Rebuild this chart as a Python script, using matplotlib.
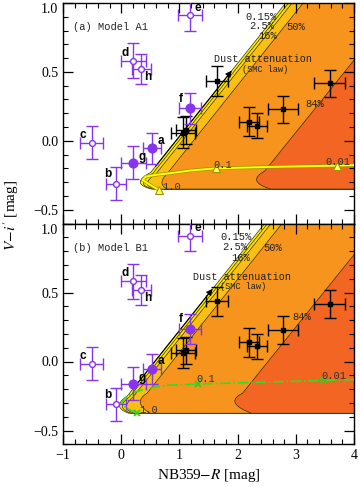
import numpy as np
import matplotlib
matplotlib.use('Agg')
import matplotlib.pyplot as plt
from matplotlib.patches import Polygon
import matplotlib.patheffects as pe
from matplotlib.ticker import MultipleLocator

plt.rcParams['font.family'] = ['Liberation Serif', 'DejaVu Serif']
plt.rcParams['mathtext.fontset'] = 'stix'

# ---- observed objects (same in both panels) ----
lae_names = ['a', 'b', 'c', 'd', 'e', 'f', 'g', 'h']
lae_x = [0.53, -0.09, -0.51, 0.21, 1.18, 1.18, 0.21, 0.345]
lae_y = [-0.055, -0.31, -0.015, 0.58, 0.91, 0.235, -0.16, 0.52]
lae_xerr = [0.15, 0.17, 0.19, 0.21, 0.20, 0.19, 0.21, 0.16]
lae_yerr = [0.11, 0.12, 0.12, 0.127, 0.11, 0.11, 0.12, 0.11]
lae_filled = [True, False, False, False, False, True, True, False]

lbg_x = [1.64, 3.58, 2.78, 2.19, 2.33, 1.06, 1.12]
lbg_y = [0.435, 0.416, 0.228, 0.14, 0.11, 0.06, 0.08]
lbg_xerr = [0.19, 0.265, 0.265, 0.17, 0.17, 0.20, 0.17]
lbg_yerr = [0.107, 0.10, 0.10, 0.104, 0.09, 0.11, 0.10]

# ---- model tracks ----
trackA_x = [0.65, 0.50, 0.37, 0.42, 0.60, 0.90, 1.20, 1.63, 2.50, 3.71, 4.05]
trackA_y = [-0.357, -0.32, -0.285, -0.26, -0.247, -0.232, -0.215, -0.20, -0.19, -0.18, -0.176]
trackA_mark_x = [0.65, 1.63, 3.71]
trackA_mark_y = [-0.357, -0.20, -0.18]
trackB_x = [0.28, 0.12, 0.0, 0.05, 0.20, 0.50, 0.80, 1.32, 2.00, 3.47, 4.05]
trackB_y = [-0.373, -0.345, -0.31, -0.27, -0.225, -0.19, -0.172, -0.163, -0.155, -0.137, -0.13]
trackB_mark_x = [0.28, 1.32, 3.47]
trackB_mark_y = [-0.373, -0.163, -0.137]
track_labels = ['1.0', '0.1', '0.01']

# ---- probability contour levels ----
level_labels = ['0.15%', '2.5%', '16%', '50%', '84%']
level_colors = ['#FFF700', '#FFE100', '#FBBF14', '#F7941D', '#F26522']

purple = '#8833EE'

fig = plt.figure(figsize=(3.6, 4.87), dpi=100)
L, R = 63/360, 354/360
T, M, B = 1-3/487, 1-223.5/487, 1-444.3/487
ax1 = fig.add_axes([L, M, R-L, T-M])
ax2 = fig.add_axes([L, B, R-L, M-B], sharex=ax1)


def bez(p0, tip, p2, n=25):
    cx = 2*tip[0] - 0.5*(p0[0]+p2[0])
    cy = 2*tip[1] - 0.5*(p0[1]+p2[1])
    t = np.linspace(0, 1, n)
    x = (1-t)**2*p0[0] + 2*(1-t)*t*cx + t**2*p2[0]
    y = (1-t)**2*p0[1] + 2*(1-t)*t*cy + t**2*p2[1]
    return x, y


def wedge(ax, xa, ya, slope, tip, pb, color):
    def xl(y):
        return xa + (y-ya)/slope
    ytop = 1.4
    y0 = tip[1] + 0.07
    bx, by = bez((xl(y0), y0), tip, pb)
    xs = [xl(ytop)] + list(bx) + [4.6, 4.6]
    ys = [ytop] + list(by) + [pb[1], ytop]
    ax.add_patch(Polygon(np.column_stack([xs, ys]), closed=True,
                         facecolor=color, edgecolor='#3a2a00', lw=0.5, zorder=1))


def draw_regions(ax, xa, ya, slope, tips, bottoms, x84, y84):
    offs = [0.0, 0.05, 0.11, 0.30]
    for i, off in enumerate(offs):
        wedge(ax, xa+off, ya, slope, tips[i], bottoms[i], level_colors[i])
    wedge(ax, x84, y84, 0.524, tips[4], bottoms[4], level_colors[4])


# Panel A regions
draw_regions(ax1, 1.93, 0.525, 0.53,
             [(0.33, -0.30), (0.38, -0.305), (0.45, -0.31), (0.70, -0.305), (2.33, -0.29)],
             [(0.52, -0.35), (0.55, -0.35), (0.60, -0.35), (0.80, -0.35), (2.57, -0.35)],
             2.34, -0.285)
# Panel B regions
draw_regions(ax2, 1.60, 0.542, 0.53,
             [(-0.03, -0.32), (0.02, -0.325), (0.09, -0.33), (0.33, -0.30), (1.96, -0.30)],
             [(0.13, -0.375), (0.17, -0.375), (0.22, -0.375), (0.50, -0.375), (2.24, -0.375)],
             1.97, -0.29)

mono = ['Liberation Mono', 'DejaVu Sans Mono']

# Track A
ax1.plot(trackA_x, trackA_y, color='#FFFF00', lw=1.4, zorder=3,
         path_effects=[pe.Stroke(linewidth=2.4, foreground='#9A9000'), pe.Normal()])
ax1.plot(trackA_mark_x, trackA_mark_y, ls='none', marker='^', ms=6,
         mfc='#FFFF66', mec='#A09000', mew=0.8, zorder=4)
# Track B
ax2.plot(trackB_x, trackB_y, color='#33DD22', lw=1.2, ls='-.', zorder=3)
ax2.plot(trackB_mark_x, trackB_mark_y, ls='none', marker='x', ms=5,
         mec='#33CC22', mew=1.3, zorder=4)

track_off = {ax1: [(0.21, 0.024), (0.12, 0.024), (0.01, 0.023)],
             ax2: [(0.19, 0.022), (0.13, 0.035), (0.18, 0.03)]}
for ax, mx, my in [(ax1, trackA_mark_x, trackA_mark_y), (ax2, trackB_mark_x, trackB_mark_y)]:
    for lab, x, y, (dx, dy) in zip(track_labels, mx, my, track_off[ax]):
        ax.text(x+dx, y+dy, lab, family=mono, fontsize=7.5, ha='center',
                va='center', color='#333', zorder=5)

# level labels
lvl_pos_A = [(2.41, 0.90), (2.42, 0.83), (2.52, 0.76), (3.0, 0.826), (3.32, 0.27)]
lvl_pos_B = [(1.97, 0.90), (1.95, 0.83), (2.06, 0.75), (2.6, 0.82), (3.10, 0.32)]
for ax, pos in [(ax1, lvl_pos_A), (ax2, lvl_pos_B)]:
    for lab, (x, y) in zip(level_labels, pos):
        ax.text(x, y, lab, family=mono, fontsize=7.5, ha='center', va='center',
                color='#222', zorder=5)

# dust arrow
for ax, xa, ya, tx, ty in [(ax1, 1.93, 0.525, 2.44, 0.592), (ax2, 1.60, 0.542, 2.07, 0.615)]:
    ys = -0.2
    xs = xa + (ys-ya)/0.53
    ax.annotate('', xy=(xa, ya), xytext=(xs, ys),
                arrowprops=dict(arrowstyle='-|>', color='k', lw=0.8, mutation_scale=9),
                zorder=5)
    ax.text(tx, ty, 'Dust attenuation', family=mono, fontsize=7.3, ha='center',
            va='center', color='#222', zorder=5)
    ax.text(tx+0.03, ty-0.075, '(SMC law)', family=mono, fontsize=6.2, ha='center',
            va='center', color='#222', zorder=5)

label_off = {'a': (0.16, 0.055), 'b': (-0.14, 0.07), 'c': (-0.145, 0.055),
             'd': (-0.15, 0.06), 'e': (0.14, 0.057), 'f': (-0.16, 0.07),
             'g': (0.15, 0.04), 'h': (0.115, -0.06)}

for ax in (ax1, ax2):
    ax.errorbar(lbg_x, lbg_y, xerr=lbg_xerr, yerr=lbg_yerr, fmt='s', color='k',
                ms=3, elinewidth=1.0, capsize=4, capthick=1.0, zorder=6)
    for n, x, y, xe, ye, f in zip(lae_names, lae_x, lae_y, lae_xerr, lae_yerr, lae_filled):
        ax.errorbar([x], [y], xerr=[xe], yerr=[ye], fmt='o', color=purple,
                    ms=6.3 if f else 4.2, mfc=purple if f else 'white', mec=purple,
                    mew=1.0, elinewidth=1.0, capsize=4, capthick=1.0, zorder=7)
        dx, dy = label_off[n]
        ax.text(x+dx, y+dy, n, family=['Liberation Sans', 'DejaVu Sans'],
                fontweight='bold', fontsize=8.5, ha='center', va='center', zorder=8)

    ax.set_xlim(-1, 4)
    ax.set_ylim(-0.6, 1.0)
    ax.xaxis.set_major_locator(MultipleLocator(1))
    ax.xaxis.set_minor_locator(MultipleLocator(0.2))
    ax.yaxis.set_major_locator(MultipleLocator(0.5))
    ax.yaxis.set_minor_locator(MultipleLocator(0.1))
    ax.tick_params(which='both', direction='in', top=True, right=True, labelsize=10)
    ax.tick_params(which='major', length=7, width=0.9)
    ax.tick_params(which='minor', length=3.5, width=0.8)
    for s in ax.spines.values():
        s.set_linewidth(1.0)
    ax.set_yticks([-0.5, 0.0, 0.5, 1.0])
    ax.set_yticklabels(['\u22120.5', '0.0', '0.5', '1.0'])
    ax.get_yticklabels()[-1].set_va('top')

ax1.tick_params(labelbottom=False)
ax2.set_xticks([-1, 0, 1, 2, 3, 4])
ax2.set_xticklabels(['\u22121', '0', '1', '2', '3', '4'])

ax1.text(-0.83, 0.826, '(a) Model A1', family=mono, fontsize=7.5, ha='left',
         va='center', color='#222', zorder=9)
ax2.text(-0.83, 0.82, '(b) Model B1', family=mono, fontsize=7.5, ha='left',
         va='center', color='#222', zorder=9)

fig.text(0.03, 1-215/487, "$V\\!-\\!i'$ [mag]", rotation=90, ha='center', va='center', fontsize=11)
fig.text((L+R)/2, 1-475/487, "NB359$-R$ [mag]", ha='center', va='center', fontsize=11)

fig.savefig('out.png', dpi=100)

◆ ◆ ◆

## WHAT THIS TASK INVOLVES
Identify and list each line with the word "matplotlib".

## EXERCISE RESULT
Rebuild this chart as a Python script, using matplotlib.
import matplotlib
matplotlib.use('Agg')
import matplotlib.pyplot as plt
from matplotlib.patches import Polygon
import matplotlib.patheffects as pe
from matplotlib.ticker import MultipleLocator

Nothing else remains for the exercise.